François Legault garagiste...

Tout comme ce garage, l'Assemblée nationale québécoise, symboliquement, ne construit rien, mais répare et entretient le matériel fabriqué ailleurs sur la planète et conduit pas des Québécois.

Si le garagiste était conscient de son importance, autant pour le propriétaire de voiture que pour la compagnie qui fabrique des voitures qui brisent, il pourrait se permettre d'être malhonnête autant avec l'un qu'avec l'autre. Et c'est souvent le cas. Mais en région éloignée, la réputation locale a une grande importance sur la pérennité de l'entreprise. Même le calendrier de femmes nues pourrait être enlevé du coffre à outil de l'arrière boutique si une pression en ce sens se faisait sentir par les clients.

Il reste à espérer que les demandes des clients (les Québécois) seront raisonnables, que personne ne demandera de calendrier de femmes nues comme emblème de la nation, car le client pourrait le demander; et que le gouvernement caquiste, comme si sa survie en dépendait, agirait en garagiste d'un village gaulois qui résiste encore et toujours à l'envahisseur anglo-américano-sioniste.

Retirer les symboles anglicans

Pour se faire, pourquoi ne pas commencer par retirer les symboles anglicans qui entourent le président de l'Assemblée nationale ? Pour quelle raison, la CAQ a-t-elle tenue à préciser qu'elle garderait le crucifix à l'Assemblée nationale, alors que la question ne se posait pas ? Placer les projecteurs sur le crucifix est le meilleur moyen pour qu'il soit enlevé un jour. Si la CAQ veut montrer qu'elle travaille pour les personnes qui l'ont élu, pourquoi le retrait des symboles anglicans de l'Assemblée nationale n'a jamais été évoqué ? Y a-t-il jamais eu un Québécois dans une messe anglicane ? Pourquoi préserver les vestiges de pièces d'une compagnie qui a vendu ses restants qui brisaient tout le temps, sinon que le garagiste voulait rendre hommage aux compagnies qui lui ont permis de ne jamais manquer de travail en vendant des voitures qui brisent ?

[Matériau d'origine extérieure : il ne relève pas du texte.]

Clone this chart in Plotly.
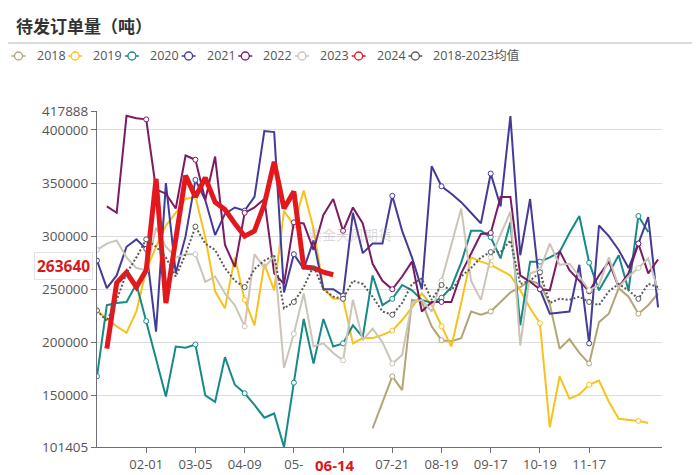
import plotly.graph_objects as go

W, H = 700, 475
ML, MR, MT, MB = 97, 38, 111, 28
PW, PH = W - ML - MR, H - MT - MB


def px(x):
    return (x - ML) / PW


def py(y):
    return (H - MB - y) / PH


# ---------------- data ----------------
categories = list(range(58))          # weekly category slots on the x axis
tick_idx = [5, 10, 15, 20, 25, 30, 35, 40, 45, 50]
# labels as visible in the reference (the 05-xx / 06-xx labels are hidden by the pointer label)
tick_labels = ["02-01", "03-05", "04-09", "05-", "",
               "07-21", "08-19", "09-17", "10-19", "11-17"]
y_ticks = [101405, 150000, 200000, 250000, 300000, 350000, 400000, 417888]

y2018 = [None] * 28 + [
    119000, None, 168000, 155000, 240000, 238000, 215000, 202000, 201000, 204000,
    229000, 226000, 229000, 238000, 247000, 252000, 258000, 255000, 236000, 194000,
    203000, 190000, 180000, 219000, 227000, 251000, 243000, 227000, 235000, 246000]

y2019 = [
    230000, 222000, 215000, 209000, 229000, 268000, 290000, 310000, 322000, 335000,
    337000, 299000, 248000, 232000, 280000, 240000, 216000, 274000, 249000, 324000,
    310000, 343000, 307000, 251000, 241000, 241000, 199000, 204000, 204000, 207000,
    211000, 221000, 233000, 246000, 235000, 215000, 196000, 237000, 280000, 276000,
    273000, 268000, 263000, 249000, 232000, 218000, 120000, 168000, 147000, 151000,
    160000, 164000, 144000, 128000, 127000, 126000, 124000, None]

y2020 = [
    168000, 235000, 237000, 238000, 255000, 220000, 184000, 149000, 196000, 195000,
    198000, 150000, 144000, 186000, 160000, 152000, 141000, 129000, 133000, 101405,
    162000, 222000, 180000, 222000, 196000, 199000, 216000, 205000, 263000, 235000,
    241000, 254000, 249000, 240000, 237000, 242000, 252000, 275000, 305000, 305000,
    299000, 279000, 313000, 216000, 276000, 276000, 280000, 285000, 303000, 319000,
    275000, 249000, 265000, 282000, 249000, 319000, 304000, None]

y2021 = [
    277000, 251000, 263000, 290000, 297000, 288000, 210000, 350000, 265000, 300000,
    353000, 334000, 301000, 321000, 327000, 324000, 337000, 399000, 398000, 247000,
    283000, 269000, 296000, 250000, 250000, 244000, 322000, 284000, 293000, 293000,
    338000, 305000, 280000, 250000, 366000, 347000, 340000, 332000, 322000, 312000,
    359000, 328000, 413000, 282000, 335000, 250000, 227000, 228000, 229000, 273000,
    199000, 310000, 300000, 287000, 270000, 293000, 318000, 233000]

y2022 = [
    None, 328000, 322000, 413500, 411000, 410000, 344000, 340000, 326000, 376000,
    372000, 334000, 375000, 292000, 271000, 322000, 327000, 335000, 265000, 255000,
    313000, 312000, 287000, 320000, 335000, 305000, 327000, 312000, 274000, 258000,
    250000, 262000, 276000, 229000, 238000, 238000, 238000, 265000, 284000, 302000,
    303000, 337000, 337000, 263000, 257000, 250000, 249000, 286000, 268000, 258000,
    248000, 263000, 276000, 252000, 265000, 293000, 265000, 278000]

y2023 = [
    287000, 293000, 296000, 280000, 270000, 268000, 308000, 290000, 280000, 283000,
    283000, 257000, 262000, 246000, 235000, 215000, 283000, 270000, 282000, 176000,
    208000, 246000, 196000, 199000, 190000, 183000, 240000, 202000, 213000, 200000,
    180000, 188000, 237000, 240000, 229000, 258000, 292000, 326000, 258000, 240000,
    280000, 302000, 323000, 197000, 265000, 268000, 293000, 273000, 274000, 262000,
    249000, 254000, 280000, 252000, 262000, 270000, 279000, 249000]

y2024 = [
    None, 194000, 256000, 266000, 252000, 268000, 354000, 237000, 295000, 357000,
    337000, 355000, 332000, 325000, 312000, 300000, 305000, 330000, 370000, 326000,
    342000, 271000, 270000, 266000, 263640] + [None] * 33

y_avg = [
    230000, 220000, 240000, 265000, 280000, 297000, 290000, 280000, 262000, 283000,
    309000, 293000, 287000, 270000, 258000, 252000, 269000, 277000, 282000, 232000,
    238000, 252000, 272000, 250000, 243000, 241000, 258000, 255000, 243000, 229000,
    226000, 237000, 255000, 260000, 240000, 254000, 249000, 262000, 270000, 280000,
    285000, 285000, 296000, 255000, 258000, 266000, 237000, 241000, 240000, 243000,
    238000, 235000, 248000, 255000, 249000, 241000, 255000, 252000]

series_names = ["2018", "2019", "2020", "2021", "2022", "2023", "2024", "2018-2023均值"]
series_values = [y2018, y2019, y2020, y2021, y2022, y2023, y2024, y_avg]
colors = ["#B2A677", "#F8C21C", "#178A87", "#433B98", "#7A1B64", "#CCC4B6", "#E2181D", "#595959"]
widths = [2, 2, 2, 2, 2, 2, 5, 2]
dashes = ["solid"] * 7 + ["2px,2px"]
with_symbols = [True, True, True, True, True, True, False, True]

last_label_x = "06-14"
last_value = 263640
last_idx = 24

FONT = "Open Sans, Noto Sans CJK SC, sans-serif"

fig = go.Figure()

for name, vals, col, lw, dash, sym in zip(series_names, series_values, colors, widths, dashes, with_symbols):
    fig.add_trace(go.Scatter(
        x=categories, y=vals, mode="lines", name=name, showlegend=False,
        connectgaps=True, line=dict(color=col, width=lw, dash=dash),
        hoverinfo="skip"))
    if sym:
        sx = [c for c, v in zip(categories, vals) if v is not None and c % 5 == 0]
        sy = [v for c, v in zip(categories, vals) if v is not None and c % 5 == 0]
        fig.add_trace(go.Scatter(
            x=sx, y=sy, mode="markers", showlegend=False, hoverinfo="skip",
            marker=dict(symbol="circle", size=5, color="white",
                        line=dict(color=col, width=1))))

shapes = []
annotations = []

# title + separator
annotations.append(dict(text="<b>待发订单量（吨）</b>", xref="paper", yref="paper",
                        x=px(14), y=py(25), xanchor="left", yanchor="middle",
                        showarrow=False, font=dict(size=17, color="#333333",
                                                   family="Noto Sans CJK SC")))
shapes.append(dict(type="line", xref="paper", yref="paper", x0=px(8), x1=px(692),
                   y0=py(43), y1=py(43), line=dict(color="#CFCFCF", width=1.5)))

# legend (line + hollow circle icon, text)
for i, (name, col) in enumerate(zip(series_names, colors)):
    cx = 18.5 + 56.7 * i
    cy = 56
    shapes.append(dict(type="line", xref="paper", yref="paper",
                       x0=px(cx - 7), x1=px(cx + 7), y0=py(cy), y1=py(cy),
                       line=dict(color=col, width=1.5)))
    shapes.append(dict(type="circle", xref="paper", yref="paper",
                       x0=px(cx - 4), x1=px(cx + 4), y0=py(cy - 4), y1=py(cy + 4),
                       fillcolor="white", line=dict(color=col, width=1.3)))
    annotations.append(dict(text=name, xref="paper", yref="paper",
                            x=px(cx + 16), y=py(cy), xanchor="left", yanchor="middle",
                            showarrow=False, font=dict(size=12.5, color="#555555", family=FONT)))

# watermark
annotations.append(dict(text="紫金天风期货", xref="paper", yref="paper",
                        x=px(350), y=py(234), showarrow=False,
                        font=dict(size=14, color="rgba(150,150,150,0.35)",
                                  family="Noto Sans CJK SC")))

# axis-pointer labels
annotations.append(dict(text="<b>%s</b>" % last_label_x, xref="x", yref="paper",
                        x=last_idx, y=0, yanchor="top", xshift=2, yshift=-6,
                        showarrow=False,
                        font=dict(size=15, color="#D7191C", family=FONT)))
annotations.append(dict(text="<b>%d</b>" % last_value, xref="paper", yref="paper",
                        x=0, y=py(266), xanchor="right", yanchor="middle", xshift=-4,
                        showarrow=False, bgcolor="white", bordercolor="#E3E3E3",
                        borderwidth=1, borderpad=2,
                        font=dict(size=15.5, color="#D7191C", family=FONT)))

fig.update_layout(
    width=W, height=H,
    margin=dict(l=ML, r=MR, t=MT, b=MB, autoexpand=False),
    paper_bgcolor="white", plot_bgcolor="white",
    showlegend=False,
    shapes=shapes, annotations=annotations,
    font=dict(family=FONT),
)
fig.update_xaxes(
    range=[0, 57.4], tickmode="array", tickvals=tick_idx, ticktext=tick_labels,
    showgrid=False, zeroline=False, showline=True, linecolor="#6E7079", linewidth=1,
    ticks="outside", ticklen=5, tickcolor="#6E7079",
    tickfont=dict(size=13, color="#555555", family=FONT),
)
fig.update_yaxes(
    range=[101405, 417888], tickmode="array", tickvals=y_ticks,
    ticktext=[str(v) for v in y_ticks],
    showgrid=True, gridcolor="#DCDCDC", gridwidth=1, zeroline=False,
    showline=True, linecolor="#6E7079", linewidth=1,
    ticks="outside", ticklen=5, tickcolor="#6E7079",
    tickfont=dict(size=13.5, color="#555555", family=FONT),
)

fig.write_html("out.html")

Bien sûr, il faudrait remplacer ces pièces.

Neutralité religieuse

Au nom de la laïcité interprétée comme une forme de neutralité religieuse, remplacer les symboles anglicans par une page de calendrier de femmes nues placée à coté d'un christ sur sa croix (symbole soi disant non catholique, non religieux, symbolisant plutôt la séparation de l'église et de l'état[1]), au dessus du siège du président de l'Assemblée nationale serait totalement cohérent puisque non religieux et permettant aux symboles de respecter la sainte parité des hommes et des femmes. La plaisanterie est un peu grossière, mais en enlevant la signification religieuse du crucifix, le sacré disparaît et l'on permet absolument tout. La population non croyante l'acceptera peut-être mieux en tant que symbole non religieux, simple souvenir de notre histoire, mais le crucifix serait ainsi vidé tout son sens. Si on le préserve au dessus de la chaise du président de l'Assemblée nationale, mais qu'on ne veut plus lui attribuer de connotation religieuse, aussi bien l'enlever, car, de toute façon, il ne voudra ainsi plus rien dire dans quelques temps.

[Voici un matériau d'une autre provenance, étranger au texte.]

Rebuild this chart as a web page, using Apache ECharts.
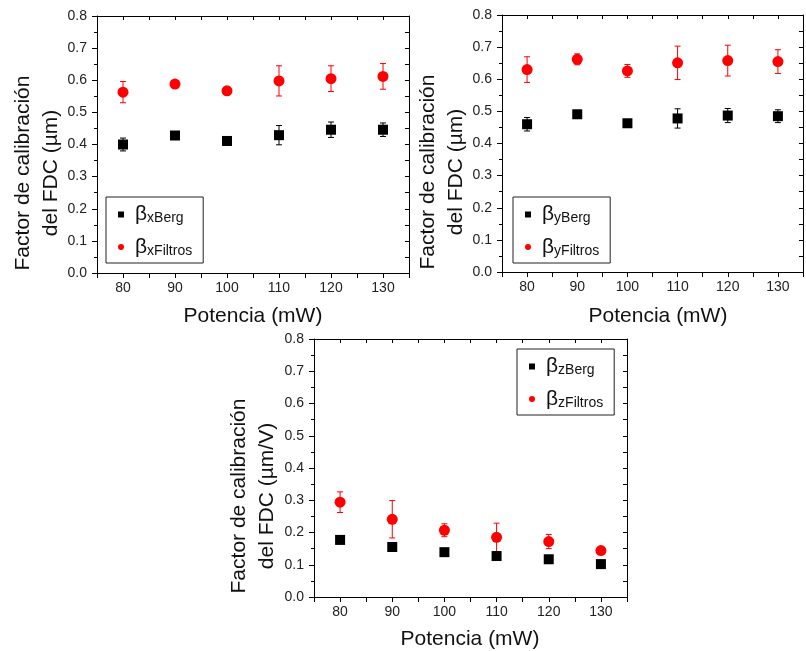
<!DOCTYPE html>
<html>
<head>
<meta charset="utf-8">
<script src="https://cdn.jsdelivr.net/npm/echarts@6/dist/echarts.min.js"></script>
<style>html,body{margin:0;padding:0;background:#fff;}#c{width:806px;height:651px;}</style>
</head>
<body>
<div id="c"></div>
<script>
// ---- data ----
const potencia = [80, 90, 100, 110, 120, 130];
const xTickLabels = [80, 90, 100, 110, 120, 130];
const yTickLabels = ['0.0','0.1','0.2','0.3','0.4','0.5','0.6','0.7','0.8'];

const xBerg       = [0.400, 0.428, 0.411, 0.429, 0.446, 0.446];
const xBergErr    = [0.020, null, null, 0.030, 0.024, 0.021];
const xFiltros    = [0.563, 0.588, 0.567, 0.598, 0.605, 0.612];
const xFiltrosErr = [0.033, null, null, 0.047, 0.040, 0.040];

const yBerg       = [0.460, 0.491, 0.463, 0.478, 0.487, 0.485];
const yBergErr    = [0.021, null, null, 0.030, 0.022, 0.020];
const yFiltros    = [0.630, 0.662, 0.626, 0.651, 0.658, 0.655];
const yFiltrosErr = [0.040, 0.017, 0.020, 0.052, 0.048, 0.037];

const zBerg       = [0.177, 0.155, 0.139, 0.127, 0.117, 0.102];
const zBergErr    = [null, null, null, null, null, null];
const zFiltros    = [0.294, 0.241, 0.207, 0.185, 0.172, 0.144];
const zFiltrosErr = [0.032, 0.058, 0.020, 0.044, 0.022, null];

const seriesNames = ['βxBerg','βxFiltros','βyBerg','βyFiltros','βzBerg','βzFiltros'];
const axisTitlesY = ['Factor de calibración\ndel FDC (µm)', 'Factor de calibración\ndel FDC (µm)', 'Factor de calibración\ndel FDC (µm/V)'];
const axisTitleX = 'Potencia (mW)';

// ---- layout ----
const FONT = '"Liberation Sans", Arial, sans-serif';
const grids = [
  {left: 97,  top: 16,  width: 312, height: 257},
  {left: 502, top: 15,  width: 313, height: 257},
  {left: 314, top: 339, width: 313, height: 258}
];
const yTitlePos = [[37, 173], [442, 172], [253, 496]];
const xTitlePos = [[253, 316], [658, 316], [470, 639]];
const legendPos = [[106, 197], [513, 197], [517, 349]];

const xAxes = [], yAxes = [];
grids.forEach((g, i) => {
  xAxes.push({
    gridIndex: i, type: 'value', min: 75, max: 135, interval: 5, position: 'bottom',
    axisLine: {show: true, onZero: false, lineStyle: {color: '#000', width: 1}},
    axisTick: {show: true, inside: false, length: 5, lineStyle: {color: '#000'}},
    axisLabel: {margin: 8, fontSize: 14, fontFamily: FONT, color: '#222',
      formatter: v => xTickLabels.indexOf(v) >= 0 ? String(v) : ''},
    splitLine: {show: false}
  });
  yAxes.push({
    gridIndex: i, type: 'value', min: 0, max: 0.8, interval: 0.1, position: 'left',
    axisLine: {show: true, onZero: false, lineStyle: {color: '#000', width: 1}},
    axisTick: {show: true, inside: false, length: 5, lineStyle: {color: '#000'}},
    minorTick: {show: true, splitNumber: 2, length: 3, lineStyle: {color: '#000'}},
    axisLabel: {margin: 10, fontSize: 14, fontFamily: FONT, color: '#222',
      formatter: v => yTickLabels[Math.round(v * 10)]},
    splitLine: {show: false}
  });
});
grids.forEach((g, i) => {
  xAxes.push({
    gridIndex: i, type: 'value', min: 75, max: 135, interval: 5, position: 'top',
    axisLine: {show: true, onZero: false, lineStyle: {color: '#000', width: 1}},
    axisTick: {show: true, inside: true, length: 4, lineStyle: {color: '#000'}},
    axisLabel: {show: false}, splitLine: {show: false}
  });
  yAxes.push({
    gridIndex: i, type: 'value', min: 0, max: 0.8, interval: 0.05, position: 'right',
    axisLine: {show: true, onZero: false, lineStyle: {color: '#000', width: 1}},
    axisTick: {show: true, inside: true, length: 4, lineStyle: {color: '#000'}},
    axisLabel: {show: false}, splitLine: {show: false}
  });
});

function pts(vals) { return potencia.map((p, k) => [p, vals[k]]); }
function errData(vals, errs) {
  const out = [];
  potencia.forEach((p, k) => { if (errs[k] != null) out.push([p, vals[k] - errs[k], vals[k] + errs[k]]); });
  return out;
}
function errSeries(i, vals, errs, color) {
  return {
    type: 'custom', xAxisIndex: i, yAxisIndex: i, z: 1, silent: true,
    data: errData(vals, errs),
    renderItem: (params, api) => {
      const lo = api.coord([api.value(0), api.value(1)]);
      const hi = api.coord([api.value(0), api.value(2)]);
      const h = 3;
      const st = {stroke: color, lineWidth: 1};
      return {type: 'group', children: [
        {type: 'line', shape: {x1: lo[0], y1: lo[1], x2: hi[0], y2: hi[1]}, style: st},
        {type: 'line', shape: {x1: lo[0] - h, y1: lo[1], x2: lo[0] + h, y2: lo[1]}, style: st},
        {type: 'line', shape: {x1: hi[0] - h, y1: hi[1], x2: hi[0] + h, y2: hi[1]}, style: st}
      ]};
    }
  };
}
const panels = [
  [xBerg, xBergErr, xFiltros, xFiltrosErr],
  [yBerg, yBergErr, yFiltros, yFiltrosErr],
  [zBerg, zBergErr, zFiltros, zFiltrosErr]
];
const series = [];
panels.forEach((p, i) => {
  series.push(errSeries(i, p[0], p[1], '#000'));
  series.push(errSeries(i, p[2], p[3], '#ff0000'));
  series.push({type: 'scatter', name: seriesNames[2*i], xAxisIndex: i, yAxisIndex: i, z: 3,
    symbol: 'rect', symbolSize: 10, itemStyle: {color: '#000', opacity: 1}, data: pts(p[0])});
  series.push({type: 'scatter', name: seriesNames[2*i+1], xAxisIndex: i, yAxisIndex: i, z: 3,
    symbol: 'circle', symbolSize: 11, itemStyle: {color: '#ff0000', opacity: 1}, data: pts(p[2])});
});

const legends = grids.map((g, i) => ({
  orient: 'vertical', left: legendPos[i][0], top: legendPos[i][1],
  data: [{name: seriesNames[2*i], icon: 'rect'}, {name: seriesNames[2*i+1], icon: 'circle'}],
  itemWidth: 6, itemHeight: 6, itemGap: 11,
  padding: [7, 11, 5, 12],
  borderColor: '#222', borderWidth: 1, backgroundColor: '#fff',
  selectedMode: false,
  itemStyle: {opacity: 1},
  formatter: name => '{b|β}{s|' + name.slice(1) + '}',
  textStyle: {fontFamily: FONT, color: '#111',
    rich: {
      b: {fontSize: 21, fontFamily: FONT, color: '#111', lineHeight: 22, padding: [0, 0, 0, 6]},
      s: {fontSize: 14, fontFamily: FONT, color: '#111', lineHeight: 11, verticalAlign: 'bottom'}
    }}
}));

const graphics = [];
grids.forEach((g, i) => {
  graphics.push({type: 'text', x: yTitlePos[i][0], y: yTitlePos[i][1], rotation: Math.PI / 2,
    style: {text: axisTitlesY[i], font: '21px ' + FONT, fill: '#111', align: 'center', verticalAlign: 'middle', lineHeight: 28}});
  graphics.push({type: 'text', x: xTitlePos[i][0], y: xTitlePos[i][1],
    style: {text: axisTitleX, font: '21px ' + FONT, fill: '#111', align: 'center', verticalAlign: 'middle'}});
});

const chart = echarts.init(document.getElementById('c'), null, {renderer: 'canvas'});
chart.setOption({
  animation: false,
  backgroundColor: '#fff',
  grid: grids.map(g => Object.assign({show: false}, g)),
  xAxis: xAxes,
  yAxis: yAxes,
  legend: legends,
  graphic: graphics,
  series: series
});
</script>
</body>
</html>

Le crucifix est volontairement une démonstration de catholicité

Pour ceux qui s'imaginent qu'en plaçant le crucifix à l'Assemblée nationale les intentions furent d'en faire un symbole de séparation de l'église et de l'état (opposé aux anglicans) plutôt que religieux ou catholique, je les invite à lire ce blogue de l'historien Gaston Deschênes qui rappelle que le crucifix fut installé suite à une intervention de Nil-Élie Larivière, un garagiste de Rouyn devenu député de l'Action libérale nationale, qui trouvait qu'il manquait un crucifix à un parlement qui se voulait catholique : https://blogue.septentrion.qc.ca/gaston-deschenes/2007/04/03/duplessis-le-crucifix-et-le-garagiste-derouyn/

[1] Pensée populaire sur le web en provenance de certains youtubeurs qui tournent les coins ronds lorsque vient le temps de raisonner et qui ne méritent pas que je cite leur nom ou surnom.